Obama couldn't have foreseen the crash of the US economy. A few people did see it coming, but who believed them?

And Obama apparently still doesn't believe the crash is real, doesn't understand that the fate of the stock market has quite a bit to do with the fate of the nation, seems to think he can go on his merry way, spending non-existent money willy-nilly for heaven only knows what purpose.

He's not looking at reality.

I talked about the economy as a pie a few blogs ago. About how socialists try to divide the pie, etc etc.

Hey, you know what? There's only about half as much pie now as there was six months ago. We've lost 25% of the pie since the end of January.

No productivity + no trade + no credit + no jobs = no pie.

So Obama apparently is going to try to borrow a pie from someone else so that he has something to divide up.

Somehow, dividing the pie is not a really relevant concern when there's no damn pie.

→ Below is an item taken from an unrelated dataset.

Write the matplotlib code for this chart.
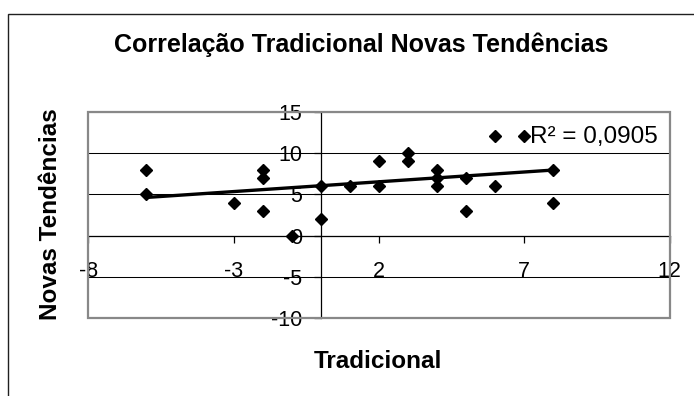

So... Do you want the president to fail?

Not particularly. I just don't want his policies, which guarantee that I'll probably lose through "redistribution" whatever I've managed to save for myself -- from a lifetime of work. And he doesn't seem to care. He doesn't seem to regard me or my concerns as worth his consideration. I'm just a number in a ledger that owes the government taxes. He seems to be preoccupied with some fantasyland vision of free-flowing milk and honey and thousands of happy people on a hillside, holding hands and singing in unison.

So, yeah, I hope the president fails -- if what he wants to do is nudge the nation (my country) into a ditch. Of course, I don't have a lot more confidence in Joe Biden, and God forbid, Nancy Pelosi is lost in space... I'd say with this bunch, from the president on down, the nation hasn't got a prayer.

Or maybe a prayer is all we've got.

Jeez, I forgot. I promised to write something positive. Here it is: My cat really loves me. He may regard me as a "sofa with thumbs," according to one veterinarian, but that's OK. At least he's honest about it.